Я откровенно доложил, что после выполнения боевого задания мы пролетели несколько километров дальше на юг. Хотелось посмотреть на свой Большой Токмак…

- Товарищ подполковник! Алин тут ни при чем. Наказывайте только меня.

- Так уж и ни при чем. Командир за все в ответе. А то, что к родным местам потянуло, это понятно всем… - закончил командир полка, загадочно улыбаясь.

Тогда, в годы войны, мы с Василием Алиным и Николаем Кутахом терялись в догадках: почему командир полка не наказал нас за преднамеренное отклонение от маршрута, почему ограничился краткой беседой, а после, на разборе, даже не упомянул об этом?

И только недавно, читая рукописные воспоминания Ивана Карповича Бровко, присланные мне, я нашел ответы на эти «почему?» Оказывается, что тогда, при налете на вражеский аэродром в районе Запорожья, и командира «потянуло к родным местам». Вот как он об этом пишет:

«Маршрут нашего полета до цели и обратно проходил западнее Сталино, вблизи села Селидовки, где я родился, и Новоселидовских хуторов, где прошли мои детские и молодые годы.

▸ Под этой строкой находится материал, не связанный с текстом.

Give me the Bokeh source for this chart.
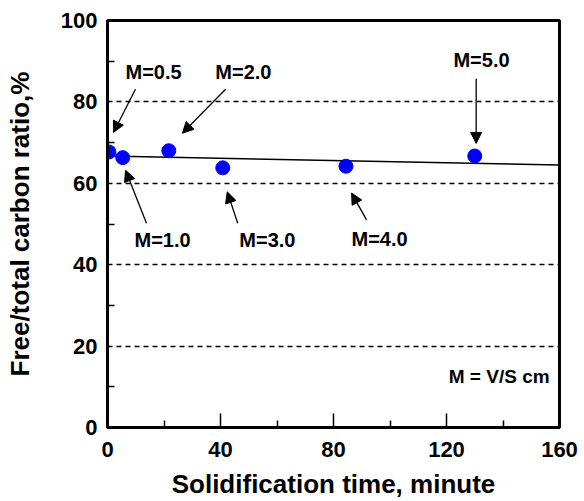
from bokeh.plotting import figure
from bokeh.models import FixedTicker, Range1d, Arrow, NormalHead, ColumnDataSource, Label
from bokeh.core.properties import value
from bokeh.embed import file_html
from bokeh.resources import INLINE

# data
time_min = [0.5, 5.4, 21.7, 40.8, 84.4, 130.0]
ratio = [67.7, 66.3, 68.0, 63.8, 64.2, 66.7]
m_labels = ["M=0.5", "M=1.0", "M=2.0", "M=3.0", "M=4.0", "M=5.0"]
label_x = [16.3, 19.5, 48.1, 56.6, 96.3, 132.4]
label_y = [87.3, 46.1, 87.3, 46.1, 46.3, 90.2]
arrow_x0 = [9.9, 13.8, 41.8, 46.1, 91.7, 130.5]
arrow_y0 = [83.1, 50.2, 83.1, 50.2, 51.0, 85.7]
arrow_x1 = [2.1, 6.4, 26.5, 42.4, 86.4, 130.5]
arrow_y1 = [72.5, 63.2, 72.3, 57.9, 57.6, 69.8]
fit_x = [0, 160]
fit_y = [66.7, 64.5]
x_ticks = [0, 40, 80, 120, 160]
x_minor = [20, 60, 100, 140]
y_ticks = [0, 20, 40, 60, 80, 100]
y_minor = [10, 30, 50, 70, 90]
grid_levels = [20, 40, 60, 80]

FONT = "Liberation Sans"

p = figure(width=584, height=501, output_backend="svg", toolbar_location=None,
           x_range=Range1d(0, 160), y_range=Range1d(0, 100),
           min_border_left=107, min_border_right=25, min_border_top=20, min_border_bottom=73)
p.background_fill_color = "white"
p.border_fill_color = "white"
p.outline_line_color = "black"
p.outline_line_width = 3

for ax, ticks, minor in ((p.xaxis[0], x_ticks, x_minor), (p.yaxis[0], y_ticks, y_minor)):
    ax.ticker = FixedTicker(ticks=ticks, minor_ticks=minor)
    ax.axis_line_width = 3
    ax.axis_line_color = "black"
    ax.major_tick_out = 0
    ax.minor_tick_out = 0
    ax.major_tick_line_width = 1.5
    ax.minor_tick_line_width = 1.5
    ax.major_label_text_font = FONT
    ax.major_label_text_font_style = "bold"
    ax.major_label_text_font_size = "22px"
    ax.major_label_text_color = "black"
    ax.axis_label_text_font = FONT
    ax.axis_label_text_font_style = "bold"
    ax.axis_label_text_font_size = "26px"
    ax.axis_label_text_color = "black"

p.xaxis.major_tick_in = 14
p.xaxis.minor_tick_in = 7
p.yaxis.major_tick_in = 0
p.yaxis.minor_tick_in = 7
p.xaxis.major_label_standoff = 14
p.yaxis.major_label_standoff = 10
p.xaxis.axis_label = "Solidification time, minute"
p.yaxis.axis_label = "Free/total carbon ratio,%"
p.xaxis.axis_label_standoff = 9
p.yaxis.axis_label_standoff = 23

p.xgrid.visible = False
p.ygrid.ticker = FixedTicker(ticks=grid_levels)
p.ygrid.grid_line_color = "black"
p.ygrid.grid_line_dash = "5 4"
p.ygrid.grid_line_width = 1.5

p.line(fit_x, fit_y, line_color="black", line_width=1.5)
p.scatter(time_min, ratio, size=14, fill_color="#0000ff", line_color="#0000ff")

for x0, y0, x1, y1 in zip(arrow_x0, arrow_y0, arrow_x1, arrow_y1):
    p.add_layout(Arrow(end=NormalHead(size=11, fill_color="black", line_color="black"),
                       x_start=x0, y_start=y0, x_end=x1, y_end=y1,
                       line_color="black", line_width=1.3))

src = ColumnDataSource(dict(x=label_x, y=label_y, t=m_labels))
p.text("x", "y", text="t", source=src, text_font=value(FONT), text_font_style="bold",
       text_font_size="20px", text_align="center", text_baseline="middle", text_color="black")

p.add_layout(Label(x=156.5, y=12.6, text="M = V/S cm", text_font=FONT, text_font_style="bold",
                   text_font_size="19px", text_align="right", text_baseline="middle",
                   text_color="black"))

open("out.html", "w").write(file_html(p, INLINE))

На обратном пути, хотя еще не утихли волнения от долгого пребывания над целью, мое сердце не выдержало, и я попросил штурмана поточнее вести детальную ориентировку, чтобы не проскочить родные места. Захотелось посмотреть близкую сердцу донецкую землю. Помню, как еще до войны мне [123] части приходились летать над Донбассом, наблюдать массу огней, вспышки доменных печей, дым от многочисленных заводов и фабрик. Там, внизу, героический рабочий класс «всесоюзной кочегарки» выплавлял чугун и сталь, добывал уголь, выпускал различные машины, крепил экономическую мощь и обороноспособность Родины.

А теперь Донбасс - мертв. Внизу - ни одного огонька. Наступал рассвет. Довернув вправо, и снизился до высоты 400 метров. Стало хорошо видно населенные пункты и шоссейные дороги, речушки. Капитан Мазитов доложил, что через пять минут должны появиться Новоселидовские хутора. Да я и сам уже вижу знакомые места. Вот речушка Волчья, которая летом часто пересыхает, а сейчас наполнилась весенними паводками. За речушкой сразу начинаются поля, на которых я колесил трактором «Фордзон», сеял, убирал дородный колхозный урожай.

На высоте 150 метров мы пролетели вдоль хуторов. Я увидел отчий дом и рядом с ним дом брата Федота. Все дома и строения целы. Видимо, бои грозного сорок первого прошли стороной. Через боковую форточку я с удовольствием смотрел на утопающие в садах белостенные хаты, на широкие поля. Не хотелось улетать от своего любимого края, так и не повидавшись с родными и близкими. Теперь нашу донецкую землю топчет сапог немецких захватчиков. Но после сталинградской победы мы знаем, что скоро наступит время, когда будет освобожден не только Донбасс, но и вся земля нашей Родины. С набором высоты мы поспешили на свой аэродром».